According to the currently available historical sources, did Ledi Sayadaw invent his technique of meditation, or did he learn it in the caves of the Sagaing Hills? Is there enough information to tell which possibility is more likely?
Though there is no definite record who his teacher was, it is said he learned it from someone else when he was in the Monywa region in the side of Lak-pan-taung Mountain. Also there is reference that this is the
Traditional Burmese method. This is mentioned in the VRI and pariyatti.org biography. VRI teachers Vipassana as handed down in the Ledi linage. VRI may be drawing on works by Sayagyi U Ba Khin (E.g. The Clock of Vipassana Has Struck page 71 also makes reference to this.) It the strong belief of this tradition (which I also very much involved and practice) that he learned from a linage handed down from the Sona and Uttara who came as missionaries during King Asoka's time.
The Wikipedia entry (originally sourced from On saints and wizards Ideals of human perfection and power in contemporary Burmese Buddhism by Patrick Pranke page 461) mentions
Ledi Sayadaw learned the technique of Vipassana which had remained being taught in the caves of the Sagaing Hills.
Hence this was not exactly his creation as per biographical references above. But the book The Birth of Insight in in page 7 says otherwise though. So there is no proper or consistent way to determine what exactly is right, though previous case may be right. There are parallel of the technique to some extent in other linages too.
For eight more years he remained there, teaching and continuing his own scholastic endeavors, until 1882 when he moved to Monywa. He was now 36 years old. At that time, Monywa was a small district center on the east bank of the Chindwin River, which was renowned as a place where the teaching method included the entire Tipiṭaka, rather than selected portions only.
To teach Pali to the bhikkhus and sāmaṇeras at Monywa, he came into town during the day, but in the evening he would cross to the west bank of the Chindwin River and spend the nights in meditation in a small vihara (monastery) on the side of Lak-pan-taung Mountain. Although we do not have any definitive information, it seems likely that this was the period when he began practicing Vipassana in the traditional Burmese way: with attention to Ānāpāna (respiration) and vedanā (sensation).

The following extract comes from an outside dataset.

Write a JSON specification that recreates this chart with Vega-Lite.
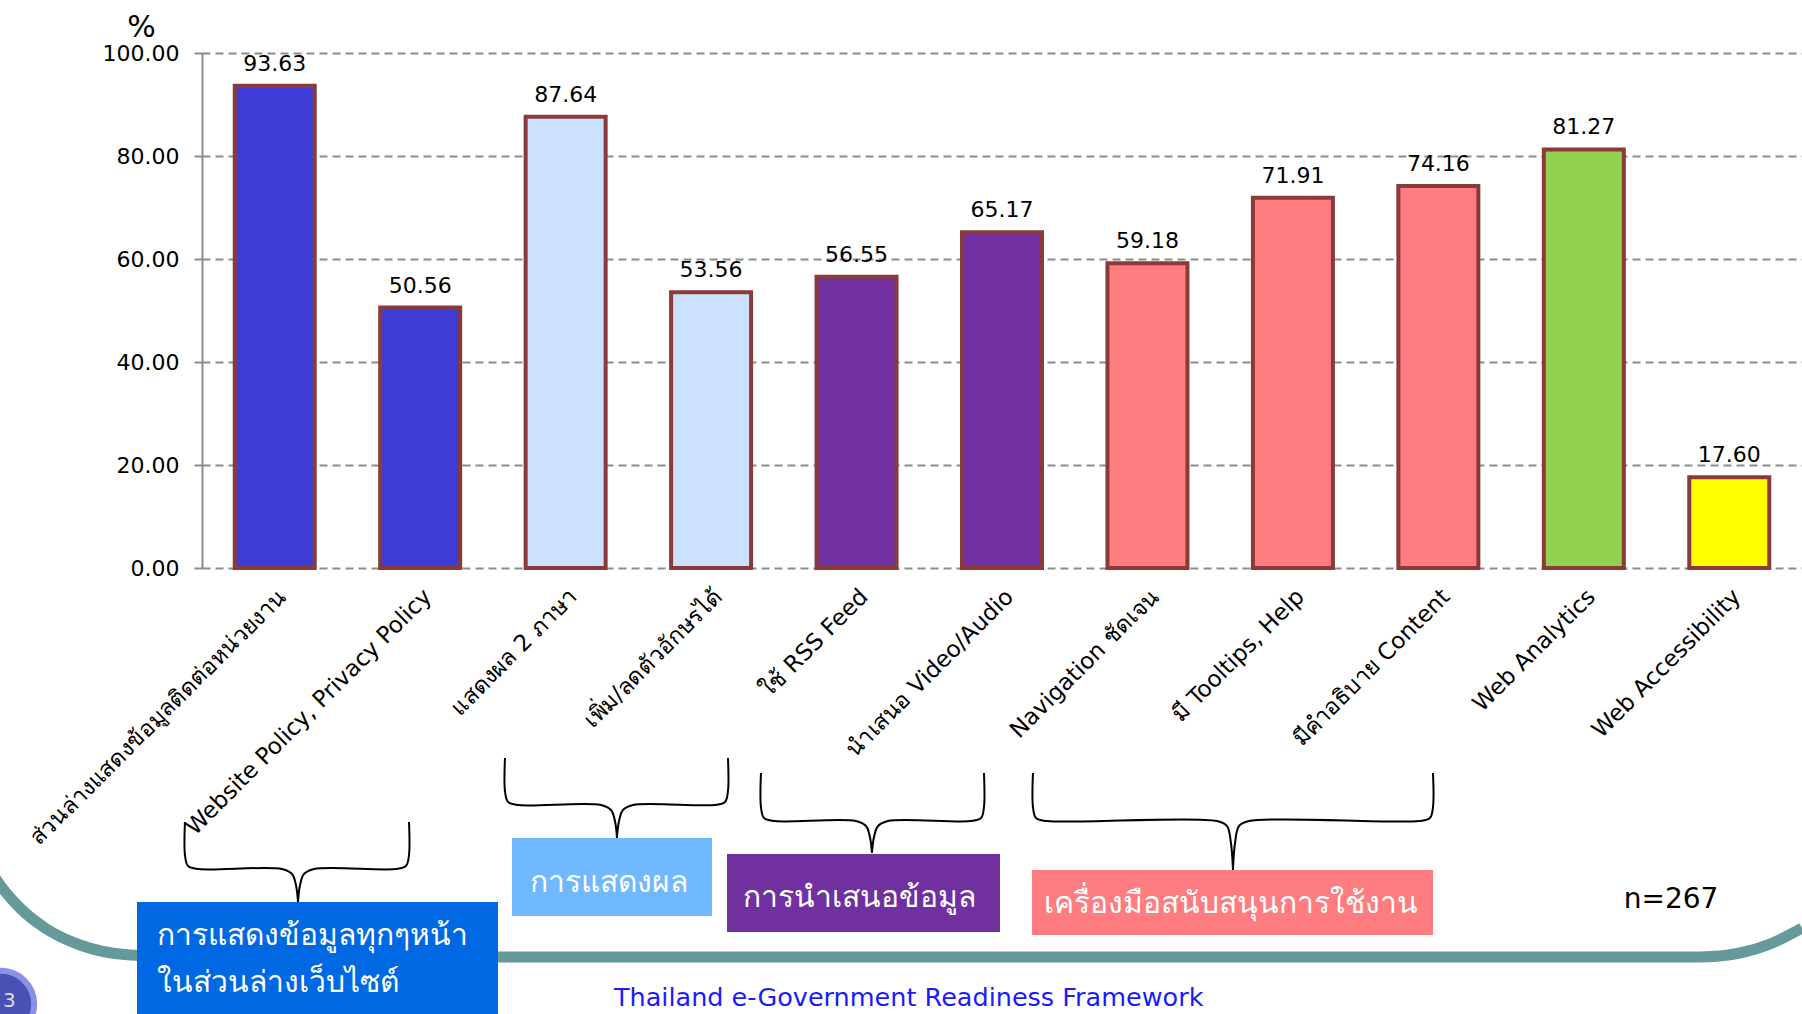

Ledi Sayadaw learned the technique of Vipassana which had remained being taught in the caves of the Sagaing Hills, which was honeycombed with meditation caves and dotted with forest monasteries. For how long we do not know. Verbal accounts state that two monks brought the practice of Vipassana to this area at the time of the Buddha. It is just as likely that prior to the eighteenth century in Burma, as elsewhere in the Theravāda world, it was generally believed that it was no longer possible to attain enlightenment and hence nibbāna through vipassanā or any other means during the present age.
The earliest known challenger to this assumption is that of a monk from the Sagaing Hills in Upper Burma named Waya-zawta whose movement ﬂourished during the reign of Maha-damma-yaza-dipati (r. 1733–1752). A young scholar-monk named Medawi (1728–1816) began writing vipassanā manuals in the vernacular. Couched in the language of abhidhamma, these are the very earliest ‘how-to’ vipassanā books we possess from Burma. Medawi’s earliest manual was completed in 1754. Ledi's lineage comes from this line, whereby his main teacher was King Mindon’s royal minister U Hpo Hlaing (1830–1883), who was notable for his avid interest in western science and eﬀorts to reconcile this new perspective with abhidhamma. This synthetic approach was passed on to his protégé, the scholar-monk, U Nyana, who later became famous as Ledi Sayadaw, arguably the most signiﬁcant promoter of vipassanā in the modern period.